■ Problem to work on ■
Leave out the pictures, and retype only the lines from the beginning of the material through the line that contains "const dEndP = [0.5, 0.418, 0.3, 0.25];", including both.

■ Source excerpt ■

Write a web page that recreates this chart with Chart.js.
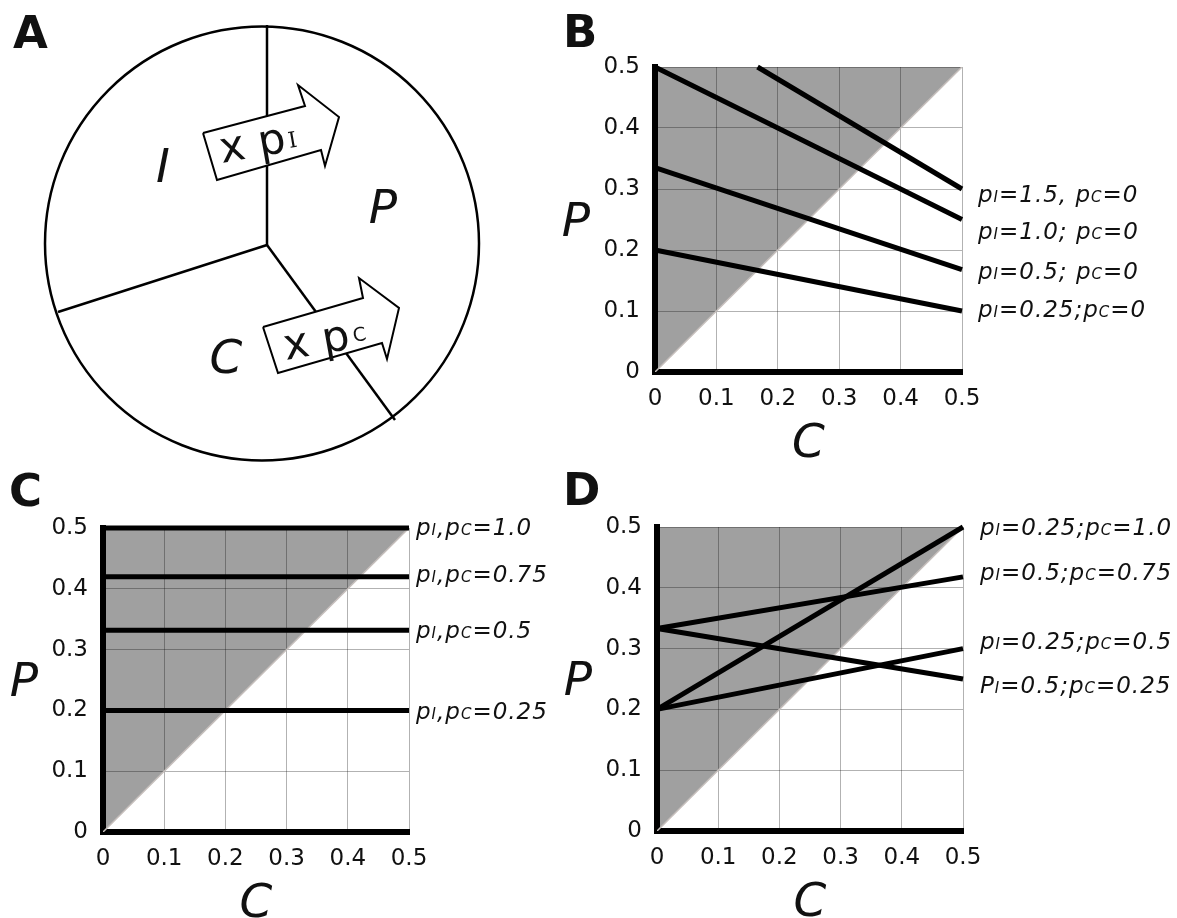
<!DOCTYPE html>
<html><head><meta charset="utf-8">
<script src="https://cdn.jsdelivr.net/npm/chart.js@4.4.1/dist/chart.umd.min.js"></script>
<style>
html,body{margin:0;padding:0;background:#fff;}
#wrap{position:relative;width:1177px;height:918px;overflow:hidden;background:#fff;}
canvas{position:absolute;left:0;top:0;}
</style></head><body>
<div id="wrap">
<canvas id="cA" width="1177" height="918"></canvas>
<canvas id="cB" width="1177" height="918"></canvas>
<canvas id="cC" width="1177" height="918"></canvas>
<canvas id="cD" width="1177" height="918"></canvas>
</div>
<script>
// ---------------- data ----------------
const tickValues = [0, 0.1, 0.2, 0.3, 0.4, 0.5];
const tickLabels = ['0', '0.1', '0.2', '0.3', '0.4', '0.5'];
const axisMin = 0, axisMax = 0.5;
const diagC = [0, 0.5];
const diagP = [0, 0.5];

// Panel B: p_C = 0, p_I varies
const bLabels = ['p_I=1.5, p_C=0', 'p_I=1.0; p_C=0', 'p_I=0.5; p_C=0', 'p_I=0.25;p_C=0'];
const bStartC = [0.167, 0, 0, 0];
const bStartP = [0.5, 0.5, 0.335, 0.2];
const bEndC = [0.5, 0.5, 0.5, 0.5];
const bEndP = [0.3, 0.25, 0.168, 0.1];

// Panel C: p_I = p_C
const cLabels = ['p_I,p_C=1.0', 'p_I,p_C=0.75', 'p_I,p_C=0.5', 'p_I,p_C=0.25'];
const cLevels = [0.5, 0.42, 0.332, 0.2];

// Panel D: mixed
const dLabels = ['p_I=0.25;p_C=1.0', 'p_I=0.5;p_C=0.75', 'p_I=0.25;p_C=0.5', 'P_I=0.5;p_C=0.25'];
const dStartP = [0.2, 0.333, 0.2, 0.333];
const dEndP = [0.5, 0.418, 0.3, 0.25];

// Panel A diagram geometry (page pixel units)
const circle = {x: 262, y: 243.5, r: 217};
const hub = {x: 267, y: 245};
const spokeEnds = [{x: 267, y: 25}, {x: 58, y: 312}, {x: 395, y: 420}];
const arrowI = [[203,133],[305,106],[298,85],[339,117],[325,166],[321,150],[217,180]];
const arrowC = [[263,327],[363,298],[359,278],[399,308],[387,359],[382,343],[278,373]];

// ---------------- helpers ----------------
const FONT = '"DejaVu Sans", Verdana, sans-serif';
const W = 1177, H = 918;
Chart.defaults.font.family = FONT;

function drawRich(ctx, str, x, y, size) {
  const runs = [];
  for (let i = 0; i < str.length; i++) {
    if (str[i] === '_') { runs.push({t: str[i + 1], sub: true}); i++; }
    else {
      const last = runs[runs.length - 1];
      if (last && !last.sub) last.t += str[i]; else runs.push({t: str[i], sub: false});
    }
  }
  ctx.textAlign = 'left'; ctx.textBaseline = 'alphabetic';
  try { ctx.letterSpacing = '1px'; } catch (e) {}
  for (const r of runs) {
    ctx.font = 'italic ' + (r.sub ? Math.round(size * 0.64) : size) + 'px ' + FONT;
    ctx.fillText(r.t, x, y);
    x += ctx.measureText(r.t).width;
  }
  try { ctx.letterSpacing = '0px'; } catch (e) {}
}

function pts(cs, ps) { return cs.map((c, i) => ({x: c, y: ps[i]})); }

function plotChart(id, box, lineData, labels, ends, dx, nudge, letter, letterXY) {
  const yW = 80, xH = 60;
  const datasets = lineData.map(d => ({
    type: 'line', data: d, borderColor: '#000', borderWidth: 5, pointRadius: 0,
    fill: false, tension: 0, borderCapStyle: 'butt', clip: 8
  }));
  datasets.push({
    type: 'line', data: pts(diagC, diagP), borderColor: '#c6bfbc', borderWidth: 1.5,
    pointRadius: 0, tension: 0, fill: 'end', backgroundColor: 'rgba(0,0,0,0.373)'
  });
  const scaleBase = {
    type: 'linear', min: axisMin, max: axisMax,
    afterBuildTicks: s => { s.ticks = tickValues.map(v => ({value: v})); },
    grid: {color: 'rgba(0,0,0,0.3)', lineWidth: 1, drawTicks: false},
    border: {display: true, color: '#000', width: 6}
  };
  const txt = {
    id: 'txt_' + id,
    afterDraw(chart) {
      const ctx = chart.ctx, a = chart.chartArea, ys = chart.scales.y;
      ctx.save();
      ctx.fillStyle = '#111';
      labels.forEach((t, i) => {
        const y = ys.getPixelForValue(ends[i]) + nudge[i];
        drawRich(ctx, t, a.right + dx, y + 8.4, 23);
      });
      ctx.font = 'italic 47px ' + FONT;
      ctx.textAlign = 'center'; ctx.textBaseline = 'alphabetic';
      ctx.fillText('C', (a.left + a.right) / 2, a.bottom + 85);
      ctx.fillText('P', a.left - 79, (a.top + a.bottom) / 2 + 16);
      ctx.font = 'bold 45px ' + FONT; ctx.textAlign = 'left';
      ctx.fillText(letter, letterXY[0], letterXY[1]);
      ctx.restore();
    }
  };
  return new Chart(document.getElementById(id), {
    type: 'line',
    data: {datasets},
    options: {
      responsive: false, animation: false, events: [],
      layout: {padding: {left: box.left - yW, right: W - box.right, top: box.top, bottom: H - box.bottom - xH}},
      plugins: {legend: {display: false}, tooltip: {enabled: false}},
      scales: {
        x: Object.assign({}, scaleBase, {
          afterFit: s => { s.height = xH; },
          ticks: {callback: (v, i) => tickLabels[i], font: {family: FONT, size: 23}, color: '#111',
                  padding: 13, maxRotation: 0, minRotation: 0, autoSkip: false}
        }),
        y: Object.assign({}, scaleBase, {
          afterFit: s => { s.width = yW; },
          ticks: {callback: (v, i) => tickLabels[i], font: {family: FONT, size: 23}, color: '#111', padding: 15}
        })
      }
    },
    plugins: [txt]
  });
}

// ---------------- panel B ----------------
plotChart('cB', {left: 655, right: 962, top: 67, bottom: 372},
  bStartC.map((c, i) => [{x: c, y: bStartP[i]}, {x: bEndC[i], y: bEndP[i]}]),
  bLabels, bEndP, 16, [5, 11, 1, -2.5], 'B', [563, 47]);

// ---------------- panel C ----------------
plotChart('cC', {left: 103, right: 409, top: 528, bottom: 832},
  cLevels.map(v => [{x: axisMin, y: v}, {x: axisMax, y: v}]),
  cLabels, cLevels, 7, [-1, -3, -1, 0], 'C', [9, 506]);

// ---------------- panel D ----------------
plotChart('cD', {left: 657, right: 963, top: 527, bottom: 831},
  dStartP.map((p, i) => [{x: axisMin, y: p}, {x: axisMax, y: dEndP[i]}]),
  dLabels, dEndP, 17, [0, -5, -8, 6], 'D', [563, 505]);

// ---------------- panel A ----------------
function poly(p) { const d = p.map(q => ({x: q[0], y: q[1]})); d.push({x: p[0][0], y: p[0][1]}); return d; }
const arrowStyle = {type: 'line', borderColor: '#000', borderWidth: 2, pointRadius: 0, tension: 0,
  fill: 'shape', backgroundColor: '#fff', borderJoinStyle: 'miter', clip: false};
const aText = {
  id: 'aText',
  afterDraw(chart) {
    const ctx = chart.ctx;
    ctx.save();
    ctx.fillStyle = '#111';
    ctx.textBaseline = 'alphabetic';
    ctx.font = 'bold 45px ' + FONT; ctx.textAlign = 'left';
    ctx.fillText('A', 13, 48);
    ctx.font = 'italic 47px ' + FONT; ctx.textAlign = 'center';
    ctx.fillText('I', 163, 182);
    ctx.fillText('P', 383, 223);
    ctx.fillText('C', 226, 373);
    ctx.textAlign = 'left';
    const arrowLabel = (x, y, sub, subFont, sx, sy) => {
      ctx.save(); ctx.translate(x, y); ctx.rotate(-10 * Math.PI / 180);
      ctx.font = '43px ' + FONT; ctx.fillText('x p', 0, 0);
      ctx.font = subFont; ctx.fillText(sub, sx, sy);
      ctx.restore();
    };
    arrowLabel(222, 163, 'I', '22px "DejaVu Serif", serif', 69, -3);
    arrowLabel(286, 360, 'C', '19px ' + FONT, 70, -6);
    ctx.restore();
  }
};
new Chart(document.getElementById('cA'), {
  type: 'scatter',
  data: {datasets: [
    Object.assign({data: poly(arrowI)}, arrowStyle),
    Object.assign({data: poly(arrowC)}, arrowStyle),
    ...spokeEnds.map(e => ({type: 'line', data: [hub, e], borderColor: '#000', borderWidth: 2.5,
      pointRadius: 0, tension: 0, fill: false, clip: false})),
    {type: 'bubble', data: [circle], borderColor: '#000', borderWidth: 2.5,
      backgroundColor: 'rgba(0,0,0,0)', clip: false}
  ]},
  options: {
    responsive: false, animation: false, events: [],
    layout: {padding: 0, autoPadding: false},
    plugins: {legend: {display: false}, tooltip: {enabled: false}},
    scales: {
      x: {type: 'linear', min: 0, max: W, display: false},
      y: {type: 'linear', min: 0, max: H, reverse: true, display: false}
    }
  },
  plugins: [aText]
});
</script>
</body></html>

■ Written answer ■
Write a web page that recreates this chart with Chart.js.
<!DOCTYPE html>
<html><head><meta charset="utf-8">
<script src="https://cdn.jsdelivr.net/npm/chart.js@4.4.1/dist/chart.umd.min.js"></script>
<style>
html,body{margin:0;padding:0;background:#fff;}
#wrap{position:relative;width:1177px;height:918px;overflow:hidden;background:#fff;}
canvas{position:absolute;left:0;top:0;}
</style></head><body>
<div id="wrap">
<canvas id="cA" width="1177" height="918"></canvas>
<canvas id="cB" width="1177" height="918"></canvas>
<canvas id="cC" width="1177" height="918"></canvas>
<canvas id="cD" width="1177" height="918"></canvas>
</div>
<script>
// ---------------- data ----------------
const tickValues = [0, 0.1, 0.2, 0.3, 0.4, 0.5];
const tickLabels = ['0', '0.1', '0.2', '0.3', '0.4', '0.5'];
const axisMin = 0, axisMax = 0.5;
const diagC = [0, 0.5];
const diagP = [0, 0.5];

// Panel B: p_C = 0, p_I varies
const bLabels = ['p_I=1.5, p_C=0', 'p_I=1.0; p_C=0', 'p_I=0.5; p_C=0', 'p_I=0.25;p_C=0'];
const bStartC = [0.167, 0, 0, 0];
const bStartP = [0.5, 0.5, 0.335, 0.2];
const bEndC = [0.5, 0.5, 0.5, 0.5];
const bEndP = [0.3, 0.25, 0.168, 0.1];

// Panel C: p_I = p_C
const cLabels = ['p_I,p_C=1.0', 'p_I,p_C=0.75', 'p_I,p_C=0.5', 'p_I,p_C=0.25'];
const cLevels = [0.5, 0.42, 0.332, 0.2];

// Panel D: mixed
const dLabels = ['p_I=0.25;p_C=1.0', 'p_I=0.5;p_C=0.75', 'p_I=0.25;p_C=0.5', 'P_I=0.5;p_C=0.25'];
const dStartP = [0.2, 0.333, 0.2, 0.333];
const dEndP = [0.5, 0.418, 0.3, 0.25];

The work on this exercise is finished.